DATA EXTRACT:
- - -

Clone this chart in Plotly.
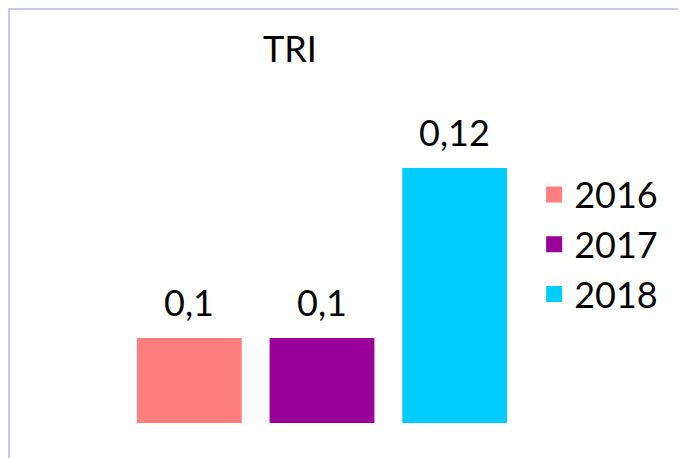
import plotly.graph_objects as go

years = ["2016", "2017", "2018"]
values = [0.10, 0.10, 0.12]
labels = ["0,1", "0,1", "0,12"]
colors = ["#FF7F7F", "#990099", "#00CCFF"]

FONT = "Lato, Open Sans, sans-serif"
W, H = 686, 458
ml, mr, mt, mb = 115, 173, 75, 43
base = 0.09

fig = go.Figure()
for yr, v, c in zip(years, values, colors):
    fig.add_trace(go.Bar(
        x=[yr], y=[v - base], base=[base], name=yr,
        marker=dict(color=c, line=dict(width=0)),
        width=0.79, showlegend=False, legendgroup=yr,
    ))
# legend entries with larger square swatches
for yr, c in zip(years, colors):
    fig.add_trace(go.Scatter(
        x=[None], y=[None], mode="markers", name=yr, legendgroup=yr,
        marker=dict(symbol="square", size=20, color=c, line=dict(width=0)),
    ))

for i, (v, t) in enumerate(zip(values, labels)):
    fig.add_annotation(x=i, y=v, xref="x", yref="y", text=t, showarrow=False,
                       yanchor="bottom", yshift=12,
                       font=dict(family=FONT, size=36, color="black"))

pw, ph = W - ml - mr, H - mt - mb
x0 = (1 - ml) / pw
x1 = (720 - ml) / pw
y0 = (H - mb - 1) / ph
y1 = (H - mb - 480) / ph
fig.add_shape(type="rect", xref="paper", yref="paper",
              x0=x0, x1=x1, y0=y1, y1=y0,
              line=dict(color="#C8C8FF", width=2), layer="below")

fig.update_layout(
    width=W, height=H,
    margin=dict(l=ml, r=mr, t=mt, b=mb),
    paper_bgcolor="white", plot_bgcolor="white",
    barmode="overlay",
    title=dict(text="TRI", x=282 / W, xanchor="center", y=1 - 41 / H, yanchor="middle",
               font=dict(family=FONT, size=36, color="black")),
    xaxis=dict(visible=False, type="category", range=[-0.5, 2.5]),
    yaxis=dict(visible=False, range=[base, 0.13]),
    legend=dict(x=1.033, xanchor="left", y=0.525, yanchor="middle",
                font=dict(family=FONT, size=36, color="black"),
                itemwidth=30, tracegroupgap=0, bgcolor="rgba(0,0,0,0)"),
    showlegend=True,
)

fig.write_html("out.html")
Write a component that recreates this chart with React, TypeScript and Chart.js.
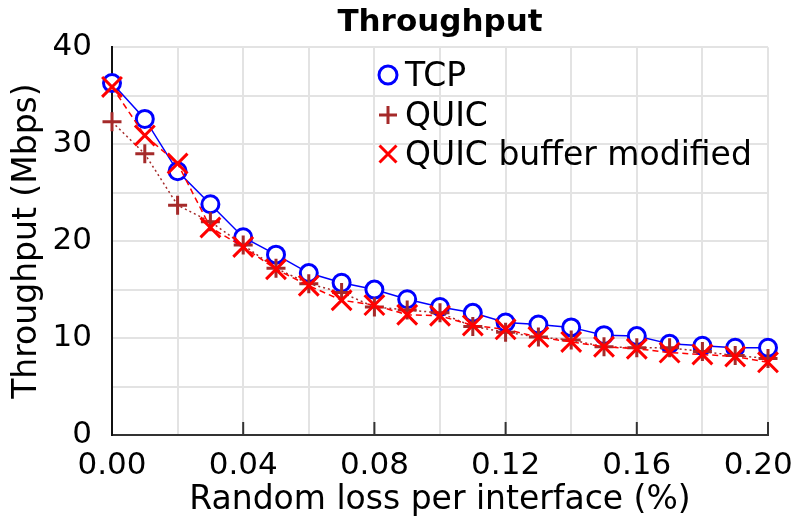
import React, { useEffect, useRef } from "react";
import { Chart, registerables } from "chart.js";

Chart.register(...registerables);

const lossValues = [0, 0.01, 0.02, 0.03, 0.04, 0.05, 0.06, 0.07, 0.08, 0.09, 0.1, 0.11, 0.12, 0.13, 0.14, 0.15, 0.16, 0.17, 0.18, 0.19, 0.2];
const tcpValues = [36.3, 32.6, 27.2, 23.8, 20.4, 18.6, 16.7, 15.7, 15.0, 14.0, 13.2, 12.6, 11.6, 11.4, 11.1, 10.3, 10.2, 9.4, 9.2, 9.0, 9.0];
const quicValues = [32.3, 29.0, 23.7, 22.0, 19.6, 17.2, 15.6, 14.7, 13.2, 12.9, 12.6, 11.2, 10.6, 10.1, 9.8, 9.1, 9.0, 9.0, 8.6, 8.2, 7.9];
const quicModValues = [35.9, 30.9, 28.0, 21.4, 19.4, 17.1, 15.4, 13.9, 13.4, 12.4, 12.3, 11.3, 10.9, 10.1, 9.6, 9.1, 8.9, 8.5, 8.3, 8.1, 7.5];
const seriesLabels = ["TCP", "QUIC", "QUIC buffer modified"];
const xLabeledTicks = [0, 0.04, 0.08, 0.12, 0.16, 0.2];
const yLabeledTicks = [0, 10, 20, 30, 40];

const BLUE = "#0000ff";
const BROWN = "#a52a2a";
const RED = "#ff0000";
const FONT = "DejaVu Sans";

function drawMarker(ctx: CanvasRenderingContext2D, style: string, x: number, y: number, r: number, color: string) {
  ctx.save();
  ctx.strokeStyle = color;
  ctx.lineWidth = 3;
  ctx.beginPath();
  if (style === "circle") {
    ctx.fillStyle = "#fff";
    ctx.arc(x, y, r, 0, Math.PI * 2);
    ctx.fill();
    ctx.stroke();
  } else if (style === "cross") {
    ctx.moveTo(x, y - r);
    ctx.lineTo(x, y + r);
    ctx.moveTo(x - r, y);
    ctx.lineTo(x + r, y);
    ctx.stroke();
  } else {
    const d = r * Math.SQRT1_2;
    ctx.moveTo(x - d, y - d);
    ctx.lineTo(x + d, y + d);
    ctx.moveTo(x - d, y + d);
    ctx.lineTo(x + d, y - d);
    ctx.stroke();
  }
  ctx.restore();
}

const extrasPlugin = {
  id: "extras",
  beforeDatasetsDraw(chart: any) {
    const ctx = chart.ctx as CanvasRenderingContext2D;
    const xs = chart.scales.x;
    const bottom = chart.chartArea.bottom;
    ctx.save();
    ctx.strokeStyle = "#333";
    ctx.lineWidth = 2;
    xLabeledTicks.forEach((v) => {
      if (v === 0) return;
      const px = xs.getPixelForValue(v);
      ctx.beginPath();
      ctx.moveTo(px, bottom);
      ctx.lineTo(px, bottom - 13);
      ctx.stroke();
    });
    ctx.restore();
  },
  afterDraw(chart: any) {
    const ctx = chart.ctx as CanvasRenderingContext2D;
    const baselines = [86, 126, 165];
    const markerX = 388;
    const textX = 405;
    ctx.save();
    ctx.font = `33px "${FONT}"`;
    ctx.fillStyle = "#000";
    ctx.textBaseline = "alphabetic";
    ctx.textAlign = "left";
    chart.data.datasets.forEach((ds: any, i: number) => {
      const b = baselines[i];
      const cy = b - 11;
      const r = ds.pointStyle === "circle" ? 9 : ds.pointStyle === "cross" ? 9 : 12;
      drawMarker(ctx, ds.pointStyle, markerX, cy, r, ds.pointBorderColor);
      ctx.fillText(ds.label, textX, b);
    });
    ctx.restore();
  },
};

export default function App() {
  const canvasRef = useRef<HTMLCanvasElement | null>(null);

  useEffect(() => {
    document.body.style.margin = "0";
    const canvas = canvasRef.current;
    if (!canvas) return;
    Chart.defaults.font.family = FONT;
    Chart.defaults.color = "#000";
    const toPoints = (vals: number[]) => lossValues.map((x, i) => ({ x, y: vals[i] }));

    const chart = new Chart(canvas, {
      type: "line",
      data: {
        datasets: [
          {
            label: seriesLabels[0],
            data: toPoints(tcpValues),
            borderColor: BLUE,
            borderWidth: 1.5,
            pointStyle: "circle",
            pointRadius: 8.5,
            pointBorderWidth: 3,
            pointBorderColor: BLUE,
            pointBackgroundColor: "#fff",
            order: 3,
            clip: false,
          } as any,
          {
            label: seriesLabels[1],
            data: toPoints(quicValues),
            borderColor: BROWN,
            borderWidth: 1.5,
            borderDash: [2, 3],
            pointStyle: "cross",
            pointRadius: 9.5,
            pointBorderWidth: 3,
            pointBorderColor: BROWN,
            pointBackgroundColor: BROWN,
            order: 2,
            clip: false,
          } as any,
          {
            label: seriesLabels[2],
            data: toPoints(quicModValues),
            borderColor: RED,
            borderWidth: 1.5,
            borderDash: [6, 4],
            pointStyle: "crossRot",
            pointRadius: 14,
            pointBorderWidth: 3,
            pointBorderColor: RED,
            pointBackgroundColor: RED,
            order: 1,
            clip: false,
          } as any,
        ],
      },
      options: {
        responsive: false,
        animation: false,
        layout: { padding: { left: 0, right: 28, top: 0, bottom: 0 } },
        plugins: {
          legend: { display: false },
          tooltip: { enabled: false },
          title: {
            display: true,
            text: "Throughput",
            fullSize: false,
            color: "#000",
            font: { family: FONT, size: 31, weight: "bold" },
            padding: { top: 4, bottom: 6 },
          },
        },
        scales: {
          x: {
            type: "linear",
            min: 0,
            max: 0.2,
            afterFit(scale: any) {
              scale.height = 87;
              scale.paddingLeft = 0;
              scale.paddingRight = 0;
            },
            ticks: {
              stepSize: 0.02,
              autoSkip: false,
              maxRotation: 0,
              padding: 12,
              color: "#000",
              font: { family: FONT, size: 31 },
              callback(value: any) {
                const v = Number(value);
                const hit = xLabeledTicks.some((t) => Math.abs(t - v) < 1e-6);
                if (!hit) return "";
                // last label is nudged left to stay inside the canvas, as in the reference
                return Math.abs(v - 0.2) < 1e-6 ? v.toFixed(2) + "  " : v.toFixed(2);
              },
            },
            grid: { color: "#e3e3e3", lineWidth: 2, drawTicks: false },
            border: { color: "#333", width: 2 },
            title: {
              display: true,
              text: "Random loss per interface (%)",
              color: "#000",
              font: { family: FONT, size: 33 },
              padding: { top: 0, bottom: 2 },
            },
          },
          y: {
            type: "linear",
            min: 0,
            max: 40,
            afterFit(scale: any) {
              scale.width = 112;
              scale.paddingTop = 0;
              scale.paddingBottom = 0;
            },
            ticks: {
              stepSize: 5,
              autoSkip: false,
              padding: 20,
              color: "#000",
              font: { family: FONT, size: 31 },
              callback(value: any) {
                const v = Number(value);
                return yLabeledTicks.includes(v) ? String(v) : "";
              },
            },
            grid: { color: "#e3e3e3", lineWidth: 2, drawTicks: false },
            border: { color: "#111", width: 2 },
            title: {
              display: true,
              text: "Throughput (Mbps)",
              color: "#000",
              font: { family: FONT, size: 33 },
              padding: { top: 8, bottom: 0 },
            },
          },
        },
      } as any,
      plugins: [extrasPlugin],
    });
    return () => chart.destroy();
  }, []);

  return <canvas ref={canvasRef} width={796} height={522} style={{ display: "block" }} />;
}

- - -

YOUR TASK: Leave out the pictures and repeat the lines from the start of the material through the line with "base = 0.09", inclusive.

WORKED SOLUTION:
Clone this chart in Plotly.
import plotly.graph_objects as go

years = ["2016", "2017", "2018"]
values = [0.10, 0.10, 0.12]
labels = ["0,1", "0,1", "0,12"]
colors = ["#FF7F7F", "#990099", "#00CCFF"]

FONT = "Lato, Open Sans, sans-serif"
W, H = 686, 458
ml, mr, mt, mb = 115, 173, 75, 43
base = 0.09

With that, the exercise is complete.